#### GOAL:
Transcribe each line of the material as it is, and drop any picture.

#### DATA PROVIDED:

□ □ □

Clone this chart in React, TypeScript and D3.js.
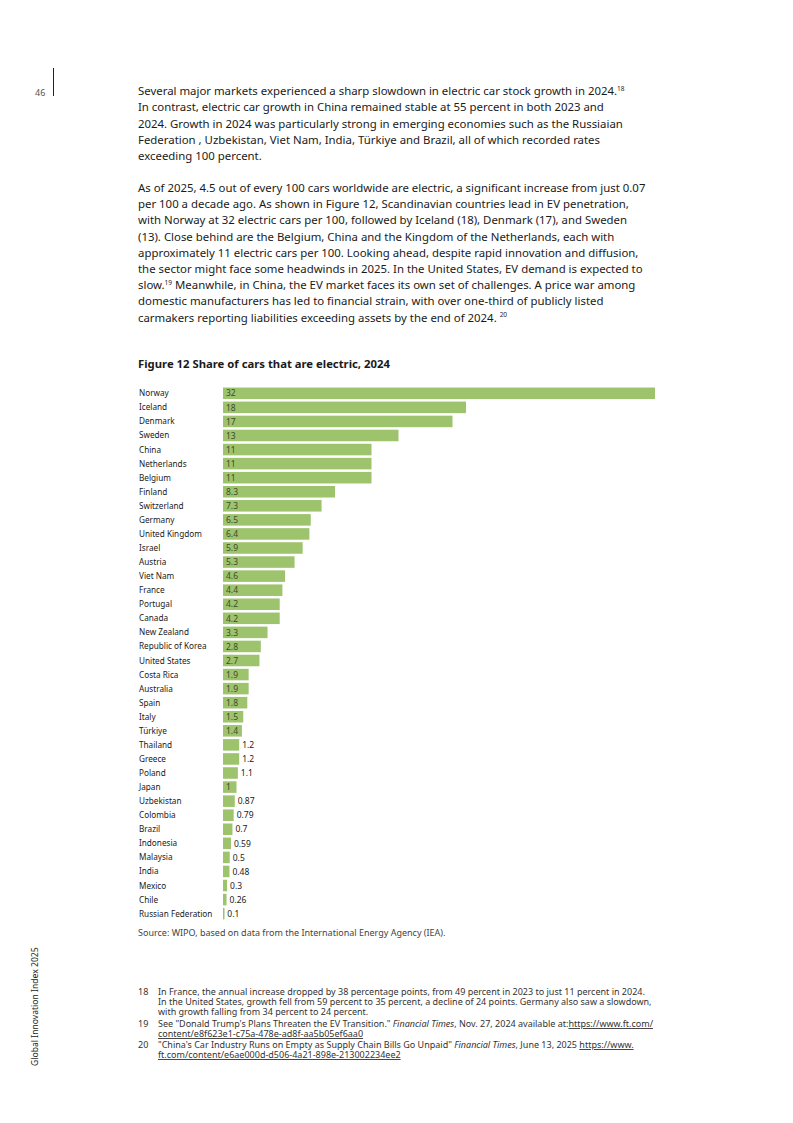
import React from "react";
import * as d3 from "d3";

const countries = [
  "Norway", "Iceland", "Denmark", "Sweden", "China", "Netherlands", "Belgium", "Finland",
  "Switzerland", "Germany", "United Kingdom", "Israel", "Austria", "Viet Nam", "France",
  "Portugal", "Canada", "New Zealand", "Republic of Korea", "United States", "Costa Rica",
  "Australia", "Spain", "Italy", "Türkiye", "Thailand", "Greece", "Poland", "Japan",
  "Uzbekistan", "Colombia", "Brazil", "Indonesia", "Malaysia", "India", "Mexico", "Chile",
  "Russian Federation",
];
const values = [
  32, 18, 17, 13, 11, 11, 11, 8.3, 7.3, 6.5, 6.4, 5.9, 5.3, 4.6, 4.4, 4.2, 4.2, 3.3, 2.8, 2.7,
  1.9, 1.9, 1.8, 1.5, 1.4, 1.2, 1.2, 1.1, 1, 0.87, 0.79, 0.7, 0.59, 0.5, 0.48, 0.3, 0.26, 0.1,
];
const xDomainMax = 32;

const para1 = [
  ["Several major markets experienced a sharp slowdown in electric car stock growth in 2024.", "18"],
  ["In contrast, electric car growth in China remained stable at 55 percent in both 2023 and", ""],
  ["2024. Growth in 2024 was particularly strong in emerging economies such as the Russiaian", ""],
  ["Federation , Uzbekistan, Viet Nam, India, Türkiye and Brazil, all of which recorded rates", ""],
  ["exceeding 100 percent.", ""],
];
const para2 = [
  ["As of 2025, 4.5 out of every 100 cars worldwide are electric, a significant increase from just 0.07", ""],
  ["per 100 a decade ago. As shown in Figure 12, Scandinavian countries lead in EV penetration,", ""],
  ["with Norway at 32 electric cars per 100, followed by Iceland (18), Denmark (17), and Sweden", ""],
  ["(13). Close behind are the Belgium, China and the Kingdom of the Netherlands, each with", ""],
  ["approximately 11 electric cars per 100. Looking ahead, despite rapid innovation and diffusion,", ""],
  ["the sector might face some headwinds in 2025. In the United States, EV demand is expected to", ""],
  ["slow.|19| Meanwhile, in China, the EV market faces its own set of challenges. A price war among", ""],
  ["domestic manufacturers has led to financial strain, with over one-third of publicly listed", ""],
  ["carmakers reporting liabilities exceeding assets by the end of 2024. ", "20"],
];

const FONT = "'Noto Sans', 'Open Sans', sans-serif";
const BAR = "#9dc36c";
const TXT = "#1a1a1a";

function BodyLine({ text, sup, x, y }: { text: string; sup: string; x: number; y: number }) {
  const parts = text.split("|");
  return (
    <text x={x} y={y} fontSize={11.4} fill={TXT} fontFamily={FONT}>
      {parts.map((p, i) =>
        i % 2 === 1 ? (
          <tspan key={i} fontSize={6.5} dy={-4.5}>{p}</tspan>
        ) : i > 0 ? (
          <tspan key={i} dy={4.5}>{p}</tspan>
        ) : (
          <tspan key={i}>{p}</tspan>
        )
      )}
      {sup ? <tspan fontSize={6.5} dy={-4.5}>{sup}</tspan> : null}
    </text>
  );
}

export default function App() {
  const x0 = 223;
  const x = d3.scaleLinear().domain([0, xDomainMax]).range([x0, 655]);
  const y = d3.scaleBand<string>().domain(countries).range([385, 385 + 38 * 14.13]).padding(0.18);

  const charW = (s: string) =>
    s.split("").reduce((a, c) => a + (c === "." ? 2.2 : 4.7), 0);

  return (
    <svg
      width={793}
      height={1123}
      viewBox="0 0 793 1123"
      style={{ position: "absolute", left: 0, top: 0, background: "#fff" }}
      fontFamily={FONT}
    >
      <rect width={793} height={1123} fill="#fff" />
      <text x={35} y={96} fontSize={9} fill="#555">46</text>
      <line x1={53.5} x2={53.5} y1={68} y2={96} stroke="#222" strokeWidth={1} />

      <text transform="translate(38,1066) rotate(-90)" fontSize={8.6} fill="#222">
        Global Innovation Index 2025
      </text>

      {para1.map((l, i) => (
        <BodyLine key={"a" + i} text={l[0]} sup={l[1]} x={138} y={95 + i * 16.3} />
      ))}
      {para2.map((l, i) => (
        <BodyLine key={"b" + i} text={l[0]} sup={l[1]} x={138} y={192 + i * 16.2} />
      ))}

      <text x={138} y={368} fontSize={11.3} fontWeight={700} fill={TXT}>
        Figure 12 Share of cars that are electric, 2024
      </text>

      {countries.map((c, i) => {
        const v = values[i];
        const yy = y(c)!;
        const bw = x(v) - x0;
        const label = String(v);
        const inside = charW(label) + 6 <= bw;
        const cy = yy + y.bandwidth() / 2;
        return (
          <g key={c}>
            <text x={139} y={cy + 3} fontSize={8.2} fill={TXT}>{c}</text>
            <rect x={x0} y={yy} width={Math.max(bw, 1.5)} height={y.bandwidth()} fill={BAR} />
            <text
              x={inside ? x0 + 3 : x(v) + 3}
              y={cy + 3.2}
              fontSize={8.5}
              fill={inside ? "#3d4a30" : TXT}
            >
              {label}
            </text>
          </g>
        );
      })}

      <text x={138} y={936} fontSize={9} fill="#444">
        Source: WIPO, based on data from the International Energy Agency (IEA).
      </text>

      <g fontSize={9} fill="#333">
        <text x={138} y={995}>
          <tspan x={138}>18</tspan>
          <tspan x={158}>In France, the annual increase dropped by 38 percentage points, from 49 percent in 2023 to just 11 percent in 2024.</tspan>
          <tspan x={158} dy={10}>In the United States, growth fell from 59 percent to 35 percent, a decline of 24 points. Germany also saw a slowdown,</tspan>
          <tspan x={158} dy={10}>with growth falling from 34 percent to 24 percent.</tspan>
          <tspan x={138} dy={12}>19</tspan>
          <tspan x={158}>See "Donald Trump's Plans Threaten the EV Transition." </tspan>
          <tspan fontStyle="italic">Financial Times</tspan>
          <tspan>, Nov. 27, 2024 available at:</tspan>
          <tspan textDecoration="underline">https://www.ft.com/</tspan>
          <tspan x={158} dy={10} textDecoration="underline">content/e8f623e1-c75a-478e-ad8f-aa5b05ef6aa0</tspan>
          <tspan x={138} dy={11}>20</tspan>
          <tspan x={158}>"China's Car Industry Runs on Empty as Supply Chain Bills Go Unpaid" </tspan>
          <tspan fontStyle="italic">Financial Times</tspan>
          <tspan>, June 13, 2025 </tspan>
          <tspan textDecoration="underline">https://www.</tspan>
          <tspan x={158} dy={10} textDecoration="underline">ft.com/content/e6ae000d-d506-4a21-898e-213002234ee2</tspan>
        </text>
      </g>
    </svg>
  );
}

□ □ □

#### SOLUTION TO THE PROBLEM:
Clone this chart in React, TypeScript and D3.js.
import React from "react";
import * as d3 from "d3";

const countries = [
  "Norway", "Iceland", "Denmark", "Sweden", "China", "Netherlands", "Belgium", "Finland",
  "Switzerland", "Germany", "United Kingdom", "Israel", "Austria", "Viet Nam", "France",
  "Portugal", "Canada", "New Zealand", "Republic of Korea", "United States", "Costa Rica",
  "Australia", "Spain", "Italy", "Türkiye", "Thailand", "Greece", "Poland", "Japan",
  "Uzbekistan", "Colombia", "Brazil", "Indonesia", "Malaysia", "India", "Mexico", "Chile",
  "Russian Federation",
];
const values = [
  32, 18, 17, 13, 11, 11, 11, 8.3, 7.3, 6.5, 6.4, 5.9, 5.3, 4.6, 4.4, 4.2, 4.2, 3.3, 2.8, 2.7,
  1.9, 1.9, 1.8, 1.5, 1.4, 1.2, 1.2, 1.1, 1, 0.87, 0.79, 0.7, 0.59, 0.5, 0.48, 0.3, 0.26, 0.1,
];
const xDomainMax = 32;

const para1 = [
  ["Several major markets experienced a sharp slowdown in electric car stock growth in 2024.", "18"],
  ["In contrast, electric car growth in China remained stable at 55 percent in both 2023 and", ""],
  ["2024. Growth in 2024 was particularly strong in emerging economies such as the Russiaian", ""],
  ["Federation , Uzbekistan, Viet Nam, India, Türkiye and Brazil, all of which recorded rates", ""],
  ["exceeding 100 percent.", ""],
];
const para2 = [
  ["As of 2025, 4.5 out of every 100 cars worldwide are electric, a significant increase from just 0.07", ""],
  ["per 100 a decade ago. As shown in Figure 12, Scandinavian countries lead in EV penetration,", ""],
  ["with Norway at 32 electric cars per 100, followed by Iceland (18), Denmark (17), and Sweden", ""],
  ["(13). Close behind are the Belgium, China and the Kingdom of the Netherlands, each with", ""],
  ["approximately 11 electric cars per 100. Looking ahead, despite rapid innovation and diffusion,", ""],
  ["the sector might face some headwinds in 2025. In the United States, EV demand is expected to", ""],
  ["slow.|19| Meanwhile, in China, the EV market faces its own set of challenges. A price war among", ""],
  ["domestic manufacturers has led to financial strain, with over one-third of publicly listed", ""],
  ["carmakers reporting liabilities exceeding assets by the end of 2024. ", "20"],
];

const FONT = "'Noto Sans', 'Open Sans', sans-serif";
const BAR = "#9dc36c";
const TXT = "#1a1a1a";

function BodyLine({ text, sup, x, y }: { text: string; sup: string; x: number; y: number }) {
  const parts = text.split("|");
  return (
    <text x={x} y={y} fontSize={11.4} fill={TXT} fontFamily={FONT}>
      {parts.map((p, i) =>
        i % 2 === 1 ? (
          <tspan key={i} fontSize={6.5} dy={-4.5}>{p}</tspan>
        ) : i > 0 ? (
          <tspan key={i} dy={4.5}>{p}</tspan>
        ) : (
          <tspan key={i}>{p}</tspan>
        )
      )}
      {sup ? <tspan fontSize={6.5} dy={-4.5}>{sup}</tspan> : null}
    </text>
  );
}

export default function App() {
  const x0 = 223;
  const x = d3.scaleLinear().domain([0, xDomainMax]).range([x0, 655]);
  const y = d3.scaleBand<string>().domain(countries).range([385, 385 + 38 * 14.13]).padding(0.18);

  const charW = (s: string) =>
    s.split("").reduce((a, c) => a + (c === "." ? 2.2 : 4.7), 0);

  return (
    <svg
      width={793}
      height={1123}
      viewBox="0 0 793 1123"
      style={{ position: "absolute", left: 0, top: 0, background: "#fff" }}
      fontFamily={FONT}
    >
      <rect width={793} height={1123} fill="#fff" />
      <text x={35} y={96} fontSize={9} fill="#555">46</text>
      <line x1={53.5} x2={53.5} y1={68} y2={96} stroke="#222" strokeWidth={1} />

      <text transform="translate(38,1066) rotate(-90)" fontSize={8.6} fill="#222">
        Global Innovation Index 2025
      </text>

      {para1.map((l, i) => (
        <BodyLine key={"a" + i} text={l[0]} sup={l[1]} x={138} y={95 + i * 16.3} />
      ))}
      {para2.map((l, i) => (
        <BodyLine key={"b" + i} text={l[0]} sup={l[1]} x={138} y={192 + i * 16.2} />
      ))}

      <text x={138} y={368} fontSize={11.3} fontWeight={700} fill={TXT}>
        Figure 12 Share of cars that are electric, 2024
      </text>

      {countries.map((c, i) => {
        const v = values[i];
        const yy = y(c)!;
        const bw = x(v) - x0;
        const label = String(v);
        const inside = charW(label) + 6 <= bw;
        const cy = yy + y.bandwidth() / 2;
        return (
          <g key={c}>
            <text x={139} y={cy + 3} fontSize={8.2} fill={TXT}>{c}</text>
            <rect x={x0} y={yy} width={Math.max(bw, 1.5)} height={y.bandwidth()} fill={BAR} />
            <text
              x={inside ? x0 + 3 : x(v) + 3}
              y={cy + 3.2}
              fontSize={8.5}
              fill={inside ? "#3d4a30" : TXT}
            >
              {label}
            </text>
          </g>
        );
      })}

      <text x={138} y={936} fontSize={9} fill="#444">
        Source: WIPO, based on data from the International Energy Agency (IEA).
      </text>

      <g fontSize={9} fill="#333">
        <text x={138} y={995}>
          <tspan x={138}>18</tspan>
          <tspan x={158}>In France, the annual increase dropped by 38 percentage points, from 49 percent in 2023 to just 11 percent in 2024.</tspan>
          <tspan x={158} dy={10}>In the United States, growth fell from 59 percent to 35 percent, a decline of 24 points. Germany also saw a slowdown,</tspan>
          <tspan x={158} dy={10}>with growth falling from 34 percent to 24 percent.</tspan>
          <tspan x={138} dy={12}>19</tspan>
          <tspan x={158}>See "Donald Trump's Plans Threaten the EV Transition." </tspan>
          <tspan fontStyle="italic">Financial Times</tspan>
          <tspan>, Nov. 27, 2024 available at:</tspan>
          <tspan textDecoration="underline">https://www.ft.com/</tspan>
          <tspan x={158} dy={10} textDecoration="underline">content/e8f623e1-c75a-478e-ad8f-aa5b05ef6aa0</tspan>
          <tspan x={138} dy={11}>20</tspan>
          <tspan x={158}>"China's Car Industry Runs on Empty as Supply Chain Bills Go Unpaid" </tspan>
          <tspan fontStyle="italic">Financial Times</tspan>
          <tspan>, June 13, 2025 </tspan>
          <tspan textDecoration="underline">https://www.</tspan>
          <tspan x={158} dy={10} textDecoration="underline">ft.com/content/e6ae000d-d506-4a21-898e-213002234ee2</tspan>
        </text>
      </g>
    </svg>
  );
}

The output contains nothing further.